Francisco, obrigado pelo seu olhar portador de todas as dores do mundo e capaz da alegria mais genuína. Obrigado, Francisco, pela verdade. E por aquele sorriso que encerra o diálogo final, uma das coisas mais lindas do mundo.

Paulo e Caio, obrigado por envelhecermos. Pela maturidade. Por assumirem com tanta propriedade papéis de mentores de personagens que até outro dia eram vocês que faziam. Paulo, obrigado especialmente pela serenidade e por duas cenas tão bonitas com Francisco.

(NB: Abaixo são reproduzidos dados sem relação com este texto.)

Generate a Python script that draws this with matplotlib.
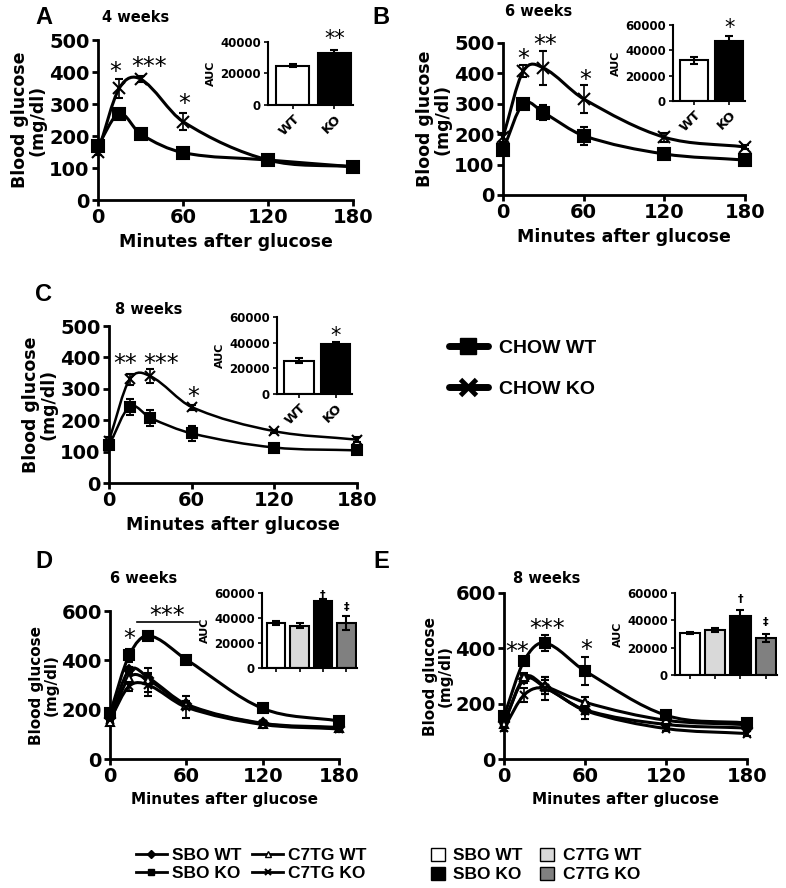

Gabriela, me desculpe por torcer o nariz para você no início da história. Obrigado pela melhor piada de todos os tempos. Obrigado por ser o reflexo tão adequado de gente que eu conheci e amei tão igualzinha a você. (E cuida bem do coração do Mano, tá?)

Denise, eu quero jogar ovos na parede com você todos os dias da minha vida.

Luiz, será que você também viu Domingos dizendo “fica com os dois, Glorinha, eu agüento!”? Será que você também ama (o texto, a cena, o Domingos)? Fiuk, e você, será que viu?

Laís, será que você viu Passagem Azul enquanto Mano andava de bicicleta pelas ruas de São Paulo? Será que você viu Mano andando de bicicleta enquanto via Passagem Azul?

Por que será que eu ri e chorei e me deixei conquistar tão reconfortantemente pelo afeto e o calor que esse filme de vocês dá em abundância para a platéia? Como, mesmo sem vossos corpos presentes, há tanta troca de energia?

E, Arnaldo, obrigado por mais essa canção linda de morrer. Já que ela aparece tão escondidinha nos créditos finais, assino essa carta cantando-a (em sua voz).